First Attempt: Forcing It Daily
Figured I’d brute-force it. Woke up at 5AM every day for two weeks straight, chained myself to the desk trying to write “freely”. Total disaster. Felt like squeezing rocks. Wrote garbage like “The sky is… uh… blue? Damn it.” Deleted everything after day 14. Learned the hard way: you can’t rush open faucets.
The Switch-Up
Changed tactics completely. Three things actually worked:
- Voice notes instead of typing: Grabbed my phone, walked around the park ranting nonsense streams of consciousness. No editing, no judging. Just verbal diarrhea about squirrels or bad coffee. Freed up my brain from “shoulds”.
- Stolen character technique: When stuck, I’d pretend to be someone else – my barber, that angry lady at Walmart, Elon Musk buying Twitter. Suddenly words flowed like crazy. Felt silly but damn effective.
- Movement before creation: Did 10 minutes of dumb dancing or shadowboxing before any creative session. Shook loose the mental cobwebs. Looked ridiculous flailing in my kitchen but who cares?
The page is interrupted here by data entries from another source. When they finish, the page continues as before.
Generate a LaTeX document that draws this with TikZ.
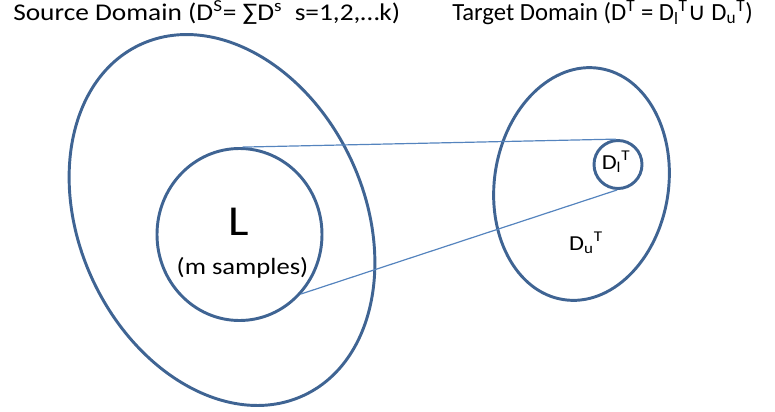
\documentclass[tikz,border=0pt]{standalone}
\usepackage{fontspec}
\setmainfont{Carlito}[FakeStretch=1.14]
\newfontfamily\plainfont{Carlito}
\newfontfamily\symfont{DejaVu Sans}
\usetikzlibrary{shapes.geometric}
\definecolor{ring}{HTML}{3F6493}
\definecolor{link}{HTML}{5584BE}
\tikzset{
  ringline/.style={draw=ring, line width=2.2pt, inner sep=0pt},
  linkline/.style={draw=link, line width=0.9pt},
  title/.style={font=\fontsize{18}{21}\selectfont, anchor=base west, inner sep=0pt},
  label/.style={inner sep=0pt},
}
\begin{document}
\begin{tikzpicture}[x=0.75pt,y=-0.75pt]
\useasboundingbox (0,0) rectangle (775,411);
\node[ringline, ellipse, rotate=25, minimum width=285*0.75pt, minimum height=387*0.75pt] (src) at (222,220) {};
\node[ringline, ellipse, minimum width=165*0.75pt, minimum height=172*0.75pt] (L) at (239.5,234.5) {};
\node[ringline, ellipse, rotate=-9, minimum width=174*0.75pt, minimum height=234*0.75pt] (tgt) at (581.5,184) {};
\node[ringline, circle, minimum size=48*0.75pt] (dl) at (618,164.5) {};
\draw[linkline] (L.88) -- (dl.95);
\draw[linkline] (L.-44) -- (dl.-92);
\node[label, font=\fontsize{32}{36}\selectfont] (Ltext) at (239,221.5) {L};
\node[label, font=\fontsize{17.5}{20}\selectfont] (msamp) at (242.5,268) {(m samples)};
\node[label, font=\fontsize{16}{18}\selectfont] (dltext) at (616,162) {D\textsubscript{l}\textsuperscript{T}};
\node[label, font=\fontsize{16}{18}\selectfont] (dutext) at (586,243) {D\textsubscript{u}\textsuperscript{T}};
\node[title] (srct) at (13,20) {Source Domain (D\textsuperscript{S}= ∑D\textsuperscript{s}\ \ s=1,2,…k)};
\node[title, font=\plainfont\fontsize{18.5}{21}\selectfont] (tgtt) at (452,20) {Target Domain (D\textsuperscript{T} = D\textsubscript{l}\textsuperscript{T}{\symfont ∪} D\textsubscript{u}\textsuperscript{T})};
\end{tikzpicture}
\end{document}
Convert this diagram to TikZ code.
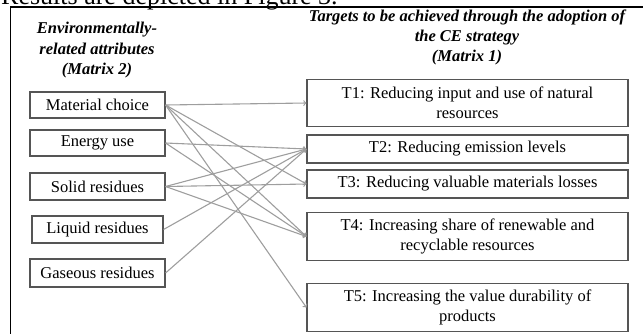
\documentclass[tikz,border=0pt]{standalone}
\usepackage{fontspec}
\setmainfont{Liberation Serif}
\definecolor{boxgray}{RGB}{85,85,85}
\definecolor{linkgray}{RGB}{158,158,158}
\tikzset{
  attrbox/.style={draw=boxgray, line width=1.1pt, minimum width=135pt, minimum height=27pt, inner sep=0pt, font=\fontsize{16.5}{20}\selectfont},
  targetbox/.style={draw=boxgray, line width=1.1pt, minimum width=321pt, inner sep=0pt, align=center, font=\fontsize{16.5}{20}\selectfont},
  heading/.style={anchor=north, inner sep=0pt, align=center, font=\fontsize{16.5}{20.4}\selectfont\bfseries\itshape},
  link/.style={linkgray, line width=1.1pt, ->}
}

\begin{document}
\begin{tikzpicture}[x=1pt,y=-1pt]
\useasboundingbox (0,0) rectangle (643,333);
\clip (0,0) rectangle (643,333);
\node[anchor=base west, inner sep=0pt, font=\fontsize{26}{30}\selectfont] (bodyline) at (1,4.5) {Results are depicted in Figure 3.};
\draw[black, line width=1.8pt] (10.5,7) rectangle (660,350);
% headings
\node[heading] (attrhead) at (97,22.3) {Environmentally-\\related attributes\\(Matrix 2)};
\node[heading] (targethead) at (467,9.2) {Targets to be achieved through the adoption of\\the CE strategy\\(Matrix 1)};
% attributes (Matrix 2)
\node[attrbox, minimum height=26pt] (matchoice) at (97.5,105) {Material choice};
\node[attrbox, minimum height=26pt] (energy) at (97.5,143) {Energy use};
\node[attrbox] (solid) at (97.5,186.5) {Solid residues};
\node[attrbox, minimum width=131pt] (liquid) at (97.5,229.5) {Liquid residues};
\node[attrbox, minimum height=28pt] (gaseous) at (97.5,273) {Gaseous residues};
% targets (Matrix 1)
\node[targetbox, minimum height=47pt] (t1) at (467.5,103) {T1: Reducing input and use of natural\\resources};
\node[targetbox, minimum height=28pt] (t2) at (467.5,149) {T2: Reducing emission levels};
\node[targetbox, minimum height=28pt] (t3) at (467.5,184) {T3: Reducing valuable materials losses};
\node[targetbox, minimum height=48pt] (t4) at (467.5,236.5) {T4: Increasing share of renewable and\\recyclable resources};
\node[targetbox, minimum height=48pt] (t5) at (467.5,307.5) {T5: Increasing the value durability of\\products};
% links
\draw[link] (matchoice.east) -- (t1.west);
\draw[link] (matchoice.east) -- (t3.west);
\draw[link] (matchoice.east) -- (t4.west);
\draw[link] (matchoice.east) -- (t5.west);
\draw[link] (energy.east) -- (t2.west);
\draw[link] (energy.east) -- (t4.west);
\draw[link] (solid.east) -- (t2.west);
\draw[link] (solid.east) -- (t3.west);
\draw[link] (solid.east) -- (t4.west);
\draw[link] (liquid.east) -- (t2.west);
\draw[link] (gaseous.east) -- (t2.west);
\end{tikzpicture}
\end{document}
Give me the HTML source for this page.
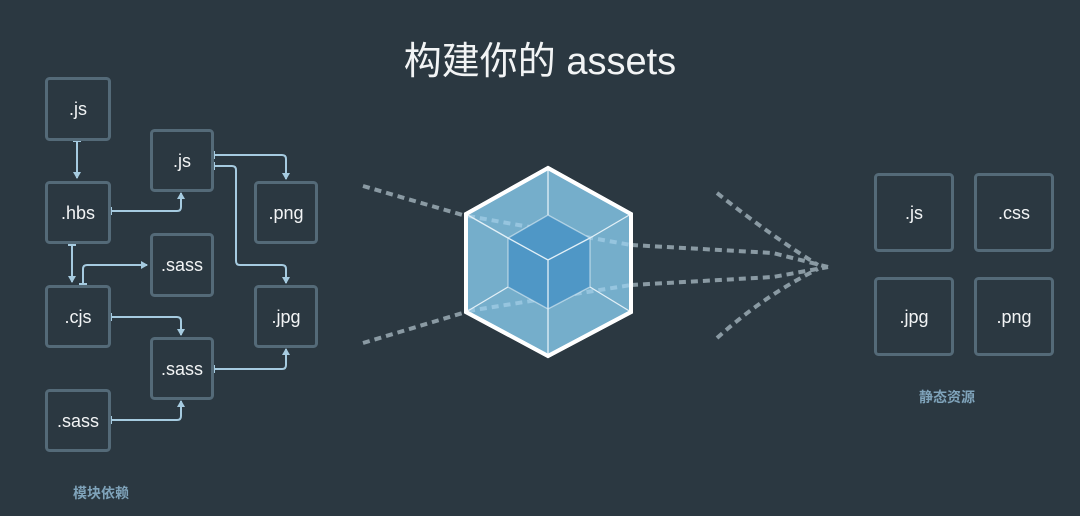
<!DOCTYPE html>
<html><head><meta charset="utf-8"><style>
html,body{margin:0;padding:0;background:#2b3841;}
svg{display:block}
text{font-family:"Liberation Sans","Noto Sans CJK SC",sans-serif;}
</style></head><body>
<svg width="1080" height="516" viewBox="0 0 1080 516" xmlns="http://www.w3.org/2000/svg">
<rect width="1080" height="516" fill="#2b3841"/>
<text x="540" y="74" text-anchor="middle" font-size="38" fill="#f2f4f5">构建你的 assets</text>
<defs>
<marker id="a" markerWidth="8" markerHeight="8" refX="6" refY="4" orient="auto" markerUnits="userSpaceOnUse"><path d="M0,0 L7,4 L0,8 Z" fill="#a6cbe0"/></marker>
<marker id="t" markerWidth="2" markerHeight="8" refX="1" refY="4" orient="auto" markerUnits="userSpaceOnUse"><rect x="0" y="0" width="2" height="8" fill="#a6cbe0"/></marker>
</defs>
<g fill="none" stroke="#a6cbe0" stroke-width="2" marker-end="url(#a)" marker-start="url(#t)">
<path d="M77,141 V178"/>
<path d="M111,211 H177 Q181,211 181,207 V193"/>
<path d="M72,245 V282"/>
<path d="M83,284 V269 Q83,265 87,265 H147"/>
<path d="M214,155 H282 Q286,155 286,159 V179"/>
<path d="M214,166 H232 Q236,166 236,170 V261 Q236,265 240,265 H282 Q286,265 286,269 V283"/>
<path d="M111,317 H177 Q181,317 181,321 V335"/>
<path d="M214,369 H282 Q286,369 286,365 V349"/>
<path d="M111,420 H177 Q181,420 181,416 V401"/>
</g>
<g fill="#2b3841" stroke="#546a78" stroke-width="3">
<rect x="46.5" y="78.5" width="63" height="61" rx="3"/>
<rect x="46.5" y="182.5" width="63" height="60" rx="3"/>
<rect x="46.5" y="286.5" width="63" height="60" rx="3"/>
<rect x="46.5" y="390.5" width="63" height="60" rx="3"/>
<rect x="151.5" y="130.5" width="61" height="60" rx="3"/>
<rect x="151.5" y="234.5" width="61" height="61" rx="3"/>
<rect x="151.5" y="338.5" width="61" height="60" rx="3"/>
<rect x="255.5" y="182.5" width="61" height="60" rx="3"/>
<rect x="255.5" y="286.5" width="61" height="60" rx="3"/>
<rect x="875.5" y="174.5" width="77" height="76" rx="3"/>
<rect x="975.5" y="174.5" width="77" height="76" rx="3"/>
<rect x="875.5" y="278.5" width="77" height="76" rx="3"/>
<rect x="975.5" y="278.5" width="77" height="76" rx="3"/>
</g>
<g fill="#f2f4f5" font-size="18" text-anchor="middle">
<text x="78" y="115">.js</text>
<text x="78" y="219">.hbs</text>
<text x="78" y="323">.cjs</text>
<text x="78" y="427">.sass</text>
<text x="182" y="167">.js</text>
<text x="182" y="271">.sass</text>
<text x="182" y="375">.sass</text>
<text x="286" y="219">.png</text>
<text x="286" y="323">.jpg</text>
<text x="914" y="219">.js</text>
<text x="1014" y="219">.css</text>
<text x="914" y="323">.jpg</text>
<text x="1014" y="323">.png</text>
</g>
<g fill="#7fa3ba" font-size="14" font-weight="bold" text-anchor="middle">
<text x="101" y="498">模块依赖</text>
<text x="947" y="402">静态资源</text>
</g>
<g fill="none" stroke="#8a9aa3" stroke-width="4" stroke-dasharray="7,5">
<path d="M363,186 L466,216"/>
<path d="M631,245 L773,253 L828,267"/>
<path d="M363,343 L466,312"/>
<path d="M631,285 L773,277 L828,267"/>
<path d="M717,193 Q770,235 818,265"/>
<path d="M717,338 Q765,295 818,269"/>
</g>
<polygon points="548,168 631,214 631,312 548,356 466,312 466,214" fill="#75aecb" stroke="#ffffff" stroke-width="4" stroke-linejoin="miter"/>
<g fill="none" stroke="#9fcbe3" stroke-width="4" stroke-dasharray="7,5" stroke-opacity="0.8">
<path d="M468,216 L631,245"/>
<path d="M468,311 L631,285"/>
</g>
<polygon points="548,215 590,238 590,287 548,309 508,287 508,238" fill="#4f97c6"/>
<g stroke="#e3f0f7" stroke-width="1.3" fill="none">
<path d="M548,168 V215 M466,214 L508,238 M631,214 L590,238 M466,312 L508,287 M631,312 L590,287 M548,356 V309"/>
<path d="M508,238 L548,260 L590,238 M548,260 V309"/>
<polygon points="548,215 590,238 590,287 548,309 508,287 508,238" stroke-opacity="0.6"/>
</g>
<polygon points="548,168 631,214 631,312 548,356 466,312 466,214" fill="none" stroke="#ffffff" stroke-width="4"/>
</svg>
</body></html>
The Weird Breakthrough Moment
Happened during grocery shopping of all places. Was muttering voice notes about expired milk when suddenly – BAM – caught myself doing full Shakespearean monologue near the dairy aisle. Lady gave me side-eye but the floodgates opened. Realized expressing’s like breathing: stop overthinking the inhale.
Now? Keep a running audio dump 24/7. Ideas come – record ’em ugly. Clean up later if needed. Productivity tripled and weird bonus: my podcast accidentally got popular from raw recordings. Still dance before meetings though. Wouldn’t trade that awkward flailing for anything.